What to say about The Lair of the White Worm? It’s wonderful, for starters. On the one hand, I wish that I had seen it years ago, and on the other hand, I’m glad that I managed to miss it for all this time, so I could have the joy of experiencing it fresh when it randomly showed up on Netflix the other day.
Striking the right balance in a horror film can be a surprisingly tricky proposition, especially when you’re dealing with the kind of subject matter that Lair not only deals with but revels in. And while the balance that Lair strikes may or may not be the right balance, it is certainly its own, and I loved it. Violent at times without being grotesque, goofy and over-the-top while at the same time surprisingly subtle. (The characters getting tangled in various white tubing was great.) It has the lurid psychosexual and religious motifs that are apparently the director’s trademarks, and they’re handled in sequences that are often as delightfully surreal as anything I’ve ever seen in a movie. It’s also very, very British, starring a very young Hugh Grant in something like his fourth film role.It’s got a giant monster, snake people, ancient buried evil, myths and legends proving partly true, archaeology, and at least a few lead characters who are in it to solve the mystery.
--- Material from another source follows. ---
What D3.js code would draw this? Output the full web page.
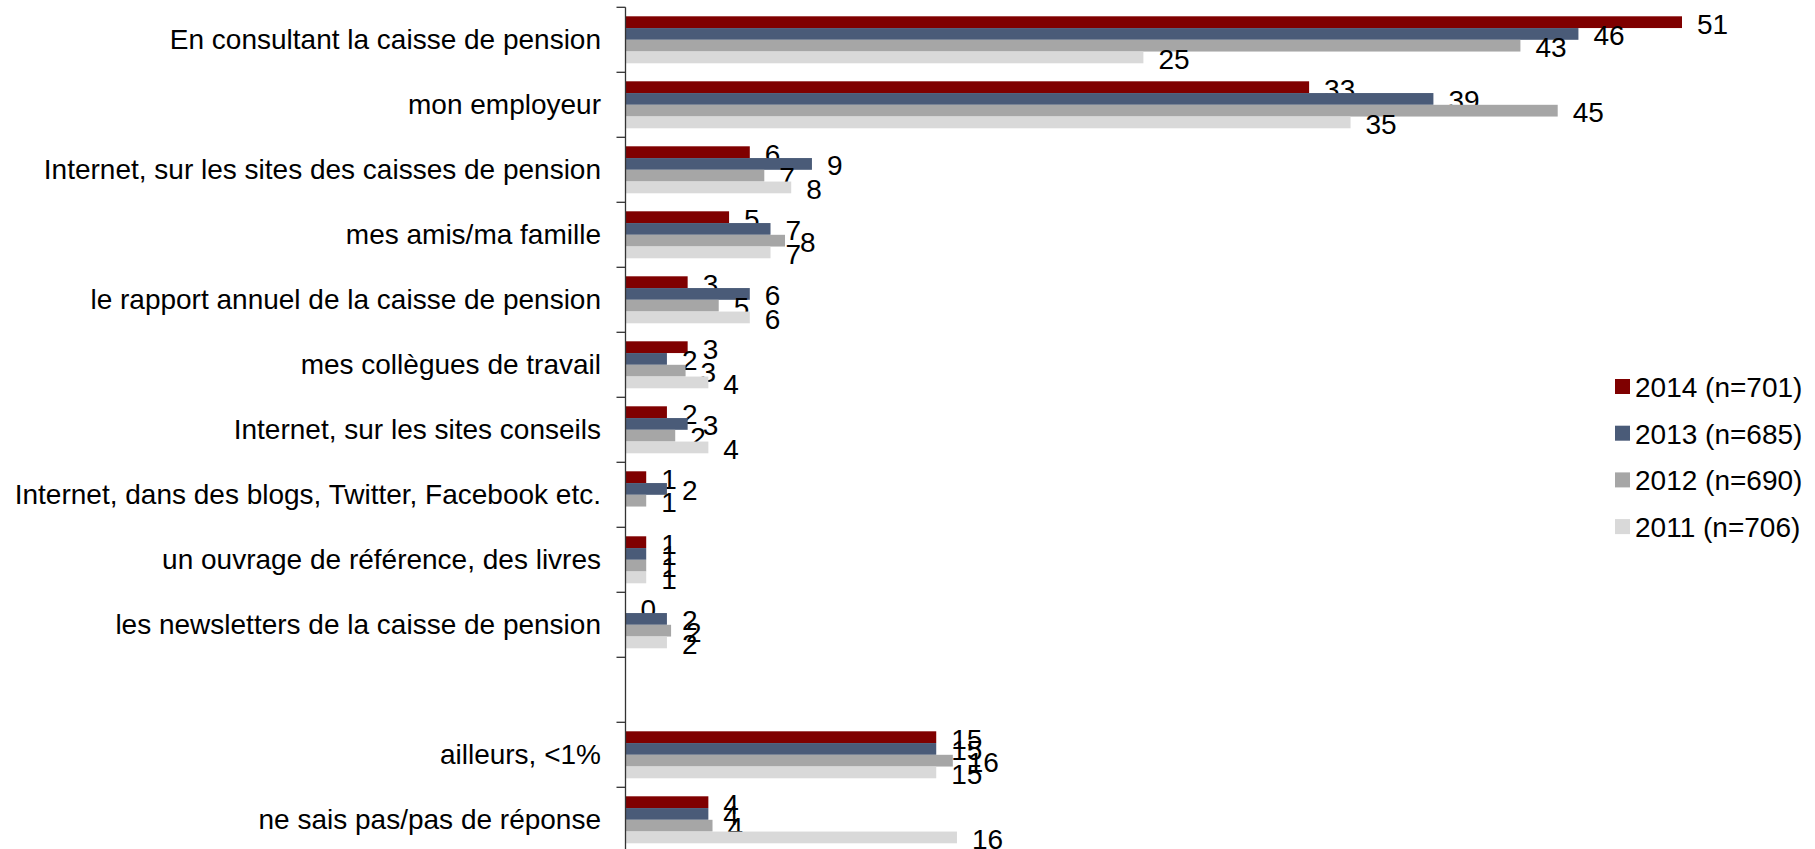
<!DOCTYPE html>
<html>
<head>
<meta charset="utf-8">
<script src="https://cdn.jsdelivr.net/npm/d3@7"></script>
<style>
  html, body { margin: 0; padding: 0; background: #fff; }
  svg { display: block; font-family: "Liberation Sans", Arial, sans-serif; }
</style>
</head>
<body>
<svg id="chart" width="1815" height="849"></svg>
<script>
// ---- data ----
const categories = [
  "En consultant la caisse de pension",
  "mon employeur",
  "Internet, sur les sites des caisses de pension",
  "mes amis/ma famille",
  "le rapport annuel de la caisse de pension",
  "mes collègues de travail",
  "Internet, sur les sites conseils",
  "Internet, dans des blogs, Twitter, Facebook etc.",
  "un ouvrage de référence, des livres",
  "les newsletters de la caisse de pension",
  "",
  "ailleurs, <1%",
  "ne sais pas/pas de réponse"
];
const seriesNames = ["2014 (n=701)", "2013 (n=685)", "2012 (n=690)", "2011 (n=706)"];
const seriesColors = ["#7f0000", "#4a5b78", "#a6a6a6", "#d9d9d9"];
const values2014 = [51, 33, 6, 5, 3, 3, 2, 1, 1, 0, null, 15, 4];
const values2013 = [46, 39, 9, 7, 6, 2, 3, 2, 1, 2, null, 15, 4];
const values2012 = [43.2, 45, 6.7, 7.7, 4.5, 2.9, 2.4, 1, 1, 2.2, null, 15.8, 4.2];
const values2011 = [25, 35, 8, 7, 6, 4, 4, null, 1, 2, null, 15, 16];
const seriesValues = [values2014, values2013, values2012, values2011];

// ---- layout ----
const svg = d3.select("#chart");
const axisX = 625.5;
const yTop = 7.3, step = 65;
const fontSize = 28;

const x = d3.scaleLinear().domain([0, 51]).range([axisX, 1682]);
const keys = categories.map((c, i) => i);
const y = d3.scaleBand().domain(keys)
  .range([yTop, yTop + step * categories.length])
  .paddingInner(0.277).paddingOuter(0.1385);
const ySub = d3.scaleBand().domain(d3.range(seriesNames.length)).range([0, y.bandwidth()]);

const fmt = d3.format(".0f");

// bars
seriesValues.forEach((vals, s) => {
  const g = svg.append("g");
  const data = vals.map((v, i) => ({ i, v })).filter(d => d.v !== null);
  g.selectAll("rect").data(data.filter(d => d.v > 0)).join("rect")
    .attr("x", x(0))
    .attr("y", d => y(d.i) + ySub(s))
    .attr("width", d => x(d.v) - x(0))
    .attr("height", ySub.bandwidth())
    .attr("fill", seriesColors[s]);
  g.selectAll("text").data(data).join("text")
    .attr("x", d => x(d.v) + 15)
    .attr("y", d => y(d.i) + ySub(s) + ySub.bandwidth() / 2 + 2)
    .attr("dominant-baseline", "central")
    .attr("font-size", fontSize)
    .attr("fill", "#000")
    .text(d => fmt(d.v));
});

// axis line and boundary ticks
const axisG = svg.append("g").attr("stroke", "#333").attr("stroke-width", 1.3);
axisG.append("line").attr("x1", axisX).attr("x2", axisX)
  .attr("y1", yTop).attr("y2", yTop + step * categories.length);
d3.range(categories.length + 1).forEach(k => {
  const yy = k < categories.length ? y(k) - y.step() * y.paddingInner() / 2 : y(k - 1) + y.bandwidth() + y.step() * y.paddingInner() / 2;
  axisG.append("line").attr("x1", axisX - 9).attr("x2", axisX).attr("y1", yy).attr("y2", yy);
});

// category labels
svg.append("g").selectAll("text").data(keys).join("text")
  .attr("x", 601)
  .attr("y", d => y(d) + y.bandwidth() / 2)
  .attr("text-anchor", "end")
  .attr("dominant-baseline", "central")
  .attr("font-size", fontSize)
  .attr("fill", "#000")
  .text(d => categories[d]);

// legend
const legend = svg.append("g");
seriesNames.forEach((name, s) => {
  const cy = 386.5 + 46.7 * s;
  legend.append("rect").attr("x", 1615).attr("y", cy - 7.5).attr("width", 15).attr("height", 15)
    .attr("fill", seriesColors[s]);
  legend.append("text").attr("x", 1635).attr("y", cy + 1)
    .attr("dominant-baseline", "central")
    .attr("font-size", fontSize).attr("fill", "#000").text(name);
});
</script>
</body>
</html>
And it’s got maybe the best theme song you’re likely to find in a horror flick:
With a few goofier names thrown in, the story wouldn’t feel out-of-place in Lovecraft’s ouevre, though it would probably be even more at home among the writings of one or another of his less celebrated Weird Tales contemporaries. It actually comes by way of Bram Stoker, with liberal doses of the story of the Lambton Worm (song included).
This was my first direct exposure to Ken Russell, though I’ve heard a lot about him. I hear The Devils is probably his best film, but I have to admit that, after seeing Lair of the White Worm, I’m extremely keen to track down Gothic, about the famous night at the Villa Diodati that gave rise to Frankenstein.